Now, she’s in secondary (junior high) school. Where ALL of her friends have FB accounts. They also have their own Youtube accounts (where they post videos of themselves singing/dancing – she’s not allowed), twitter accounts (she’s not allowed) and whatever else is cool these days (to be sure, she wouldn’t be allowed). Yes, we’re strict but how else do you teach a kid to follow the rules if you don’t actually make them follow it?!?

And after all, she’ll be thirteen in less than three months now. Surely, if you’ve already suffered a punishment, lost out on a new computer and waited this long…

Well, when she was busted again for having started another Facebook account, as well as, a twitter account – the blame fell to the popular girls. “They tease me for not being on FB and all they wanted to do was tag me in a picture.”

Well, hello peer pressure. So nice to see you again.

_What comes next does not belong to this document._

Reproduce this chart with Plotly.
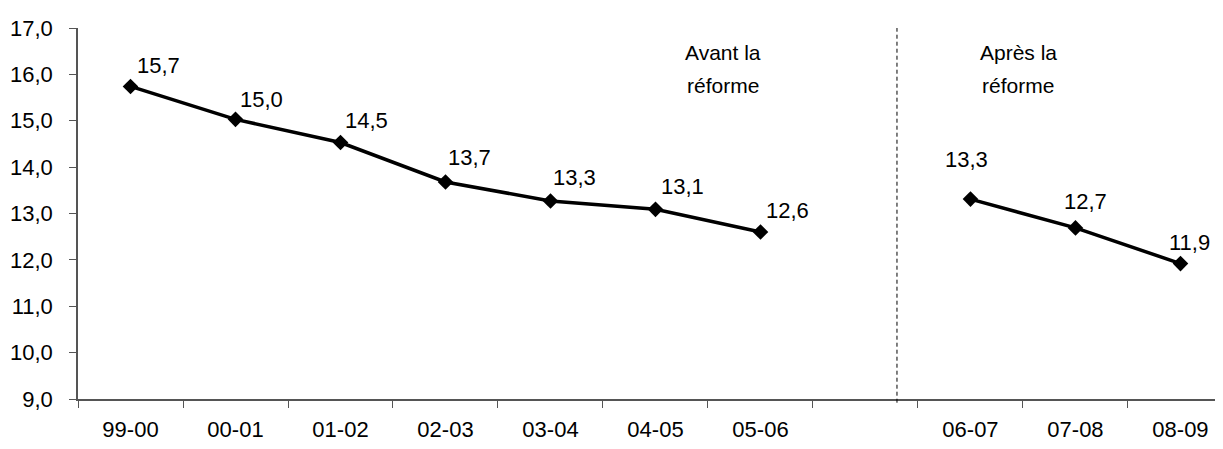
import plotly.graph_objects as go

categories = ["99-00", "00-01", "01-02", "02-03", "03-04", "04-05", "05-06", " ", "06-07", "07-08", "08-09"]
values = [15.74, 15.03, 14.53, 13.68, 13.27, 13.09, 12.60, None, 13.31, 12.69, 11.92]
y_ticks = [9, 10, 11, 12, 13, 14, 15, 16, 17]
notes = [("Avant la", "réforme"), ("Après la", "réforme")]

# label offsets (px) per point: style only
label_dx = [28, 26, 26, 24, 24, 27, 27, 0, -4, 10, 9]
label_dy = [21, 20, 22, 24, 23, 23, 22, 0, 40, 26, 21]

FONT = "Liberation Sans, Arial, sans-serif"
FS = 22

fig = go.Figure()
fig.add_trace(go.Scatter(
    x=categories, y=values, mode="lines+markers",
    line=dict(color="black", width=3.5),
    marker=dict(symbol="diamond", size=12, color="black"),
    connectgaps=False, hoverinfo="skip", showlegend=False,
))

annotations = []
for c, v, dx, dy in zip(categories, values, label_dx, label_dy):
    if v is None:
        continue
    annotations.append(dict(
        x=c, y=v, xref="x", yref="y", text=f"{v:.1f}".replace(".", ","),
        showarrow=False, xshift=dx, yshift=dy,
        font=dict(family=FONT, size=FS, color="black"),
    ))

# plot area: 1145 px wide, 371 px tall, top at page y=28
note_x = [723, 1018]
note_y = [52, 85]
for (l1, l2), nx in zip(notes, note_x):
    for txt, ny in zip((l1, l2), note_y):
        annotations.append(dict(
            x=(nx - 78) / 1145, y=1 - (ny - 28) / 371, xref="paper", yref="paper",
            text=txt, showarrow=False, xanchor="center", yanchor="middle",
            font=dict(family=FONT, size=21, color="black"),
        ))

fig.update_layout(
    width=1215, height=441,
    margin=dict(l=70, r=0, t=20, b=50, autoexpand=False),
    paper_bgcolor="white", plot_bgcolor="white",
    separators=",.",
    annotations=annotations,
    shapes=[dict(type="line", xref="x", yref="paper", x0=7.3, x1=7.3, y0=-0.01, y1=1.0,
                 line=dict(color="black", width=1, dash="4px,3px"))],
    font=dict(family=FONT, size=FS, color="black"),
)
fig.update_xaxes(
    type="category", categoryorder="array", categoryarray=categories,
    range=[-0.5, 10.405], tickson="boundaries",
    ticks="outside", ticklen=7, tickcolor="#555", tickwidth=1,
    showline=True, linecolor="#555", linewidth=1.5,
    showgrid=False, zeroline=False, ticklabelstandoff=10,
    tickfont=dict(family=FONT, size=FS, color="black"),
)
fig.update_yaxes(
    range=[9, 17], tickvals=y_ticks, tickformat=".1f",
    ticks="outside", ticklen=7, tickcolor="#555", tickwidth=1,
    showline=True, linecolor="#555", linewidth=1.5,
    showgrid=False, zeroline=False, ticklabelstandoff=12,
    tickfont=dict(family=FONT, size=FS, color="black"),
)
fig.write_html("out.html")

As Burs fumed over the fact that she had lied, once again and gone back on FB after countless conversations about why she isn’t allowed. I began to mull over how we should enjoy this simple time. This moment right here, when all the popular girl got her to do was join Facebook and Twitter, is a blessing.

Yup, a blessing.

Because in two/three years time, it’s going to be ‘sneak out of the house’, ‘join me with these two college guys I just met’, ‘steal liquor from your parents cabinet’, ‘don’t make me smoke alone’ and a million other things I can think of. Because I figure that’s what the popular girls are always suggesting and never ‘let’s write this paper three weeks early and get some extra credit.”

Though I hope for the latter.

In this time, before all hell breaks loose, Burs and I are going to prepare for the onslaught of crazy that is surely to come our way; planning lecture after lecture on how she should have her own mind, be strong enough to just say no and be secure in her own skin. Except that I already know all of the fancy words we’ll use will fall on deaf ears. Because nothing outweighs hanging out with the cool chic and being part of the fun. We’ll just have to hope and pray that it all turns out ok.

*I got this information from skimming through my old journal – ok, diary – from back then. From what little I could understand thanks to my handwriting (lots of things dotted with hearts) I didn’t paint her as a mean girl.